Simplifications to make the code easier to maintain.

xazax.hun marked 2 inline comments as done.Sep 8 2015, 12:22 PM

There are several fallouts from this review, so I decided to split this patch up the following way:

  1. I created a patch to incorporate the result of this review into ObjCGenericsChecker: http://reviews.llvm.org/D12701
  2. I will created a separate patch to purge the dynamic type information from the GDM for dead symbols.
  3. Once the former two patch is accepted I will rebase this patch on the top of those, so this will only contain minimal changes required for the merge.

There are several fallouts from this review, so I decided to split this patch up the following way:

  1. I created a patch to incorporate the result of this review into ObjCGenericsChecker: http://reviews.llvm.org/D12701
  2. I will created a separate patch to purge the dynamic type information from the GDM for dead symbols.

The second patch is available here: http://reviews.llvm.org/D12767

  1. Once the former two patch is accepted I will rebase this patch on the top of those, so this will only contain minimal changes required for the merge.
xazax.hun updated this revision to Diff 34606.Sep 11 2015, 5:09 PM
  • Rebased on the top of latest trunk (which contains patch #1 and patch #2 from my previous comments)
zaks.anna accepted this revision.Sep 12 2015, 10:41 AM
zaks.anna edited edge metadata.

Please, commit after the comments are addressed!

Thank you,
Anna.

lib/StaticAnalyzer/Checkers/DynamicTypePropagation.cpp
39 ↗(On Diff #34606)

I think this needs more explanation.
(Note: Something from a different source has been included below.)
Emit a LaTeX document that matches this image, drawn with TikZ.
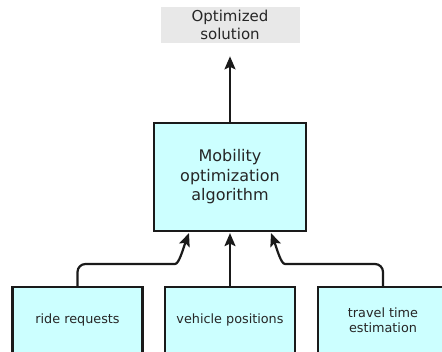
\documentclass[tikz,border=0pt]{standalone}
\usepackage{fontspec}
\setmainfont{DejaVu Sans}
\usetikzlibrary{arrows.meta, positioning}
\definecolor{boxCyan}{HTML}{CCFFFF}
\definecolor{outGray}{HTML}{E8E8E8}
\definecolor{lineDark}{HTML}{1A1A1A}
\definecolor{textDark}{HTML}{262626}

\tikzset{
  block/.style={draw=lineDark, line width=2.2pt, fill=boxCyan, align=center,
    text=textDark, inner sep=0pt},
  inbox/.style={block, minimum width=130pt, minimum height=66pt,
    font=\fontsize{12.8}{15.5}\selectfont},
  feed/.style={-{Stealth[length=13pt, width=11pt, inset=2.5pt]}, line width=2.2pt,
    draw=lineDark, rounded corners=8pt},
}

\begin{document}
\begin{tikzpicture}[x=1pt, y=-1pt]
        \clip (0,0) rectangle (442,351);
        % result and solver
        \node[fill=outGray, minimum width=139pt, minimum height=36pt, align=center,
          text=textDark, font=\fontsize{15}{18}\selectfont] (result) at (230,25) {Optimized\\solution};
        \node[block, minimum width=152pt, minimum height=108pt,
          font=\fontsize{16}{19.5}\selectfont] (algo) at (230,177) {Mobility\\optimization\\algorithm};
        % inputs along the bottom
        \node[inbox] (rides) at (77.5,320) {ride requests};
        \node[inbox] (vehicles) at (230,320) {vehicle positions};
        \node[inbox] (ttime) at (383,320) {travel time\\estimation};
        \coordinate (tipL) at ([xshift=-41pt, yshift=-1pt]algo.south);
        \coordinate (tipR) at ([xshift=41pt, yshift=-1pt]algo.south);
        \draw[feed] (rides.north) |- (167,264) .. controls (179,264) and (183,249) .. (tipL);
        \draw[feed] (vehicles.north) -- ([yshift=-1pt]vehicles.north |- algo.south);
        \draw[feed] (ttime.north) |- (293,264) .. controls (281,264) and (277,249) .. (tipR);
        \draw[feed, shorten >=13pt] (algo.north) -- (result.south);
      \end{tikzpicture}
\end{document}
We already have another map from a symbol to it's type. What is different about this one?

Maybe add something along these lines:
The type inflation is tracked by DynamicTypeMap.This is an auxiliary map that tracks more information in some cases where the known specialized type is an ancestor of the most precise type.

Maybe the name of the map could be enhanced as well? Now you have TypeParamMap and DynamicTypeMap..

121 ↗(On Diff #34606)

It's odd that we are using this API.. Are we keeping track of non-symbolic regions? If not, can't we just check if Region->getSymbol() is dead?
(Same in the nullability checker.)

275 ↗(On Diff #34606)

I do not see where you are checking the precondition.

This revision is now accepted and ready to land.Sep 12 2015, 10:41 AM
xazax.hun marked 3 inline comments as done.Sep 13 2015, 4:00 PM
xazax.hun added inline comments.
lib/StaticAnalyzer/Checkers/DynamicTypePropagation.cpp
121 ↗(On Diff #34606)

The DynamicTypeMap might contain non-symbolic regions. (The tests fails when I cast the regions stored in the map to symbolic regions.)

This observation is good however for the nullability checker.

275 ↗(On Diff #34606)

The check is in line 507. It is checked anyways for the generics checker and I did not want to add redundant checks to this function.

This revision was automatically updated to reflect the committed changes.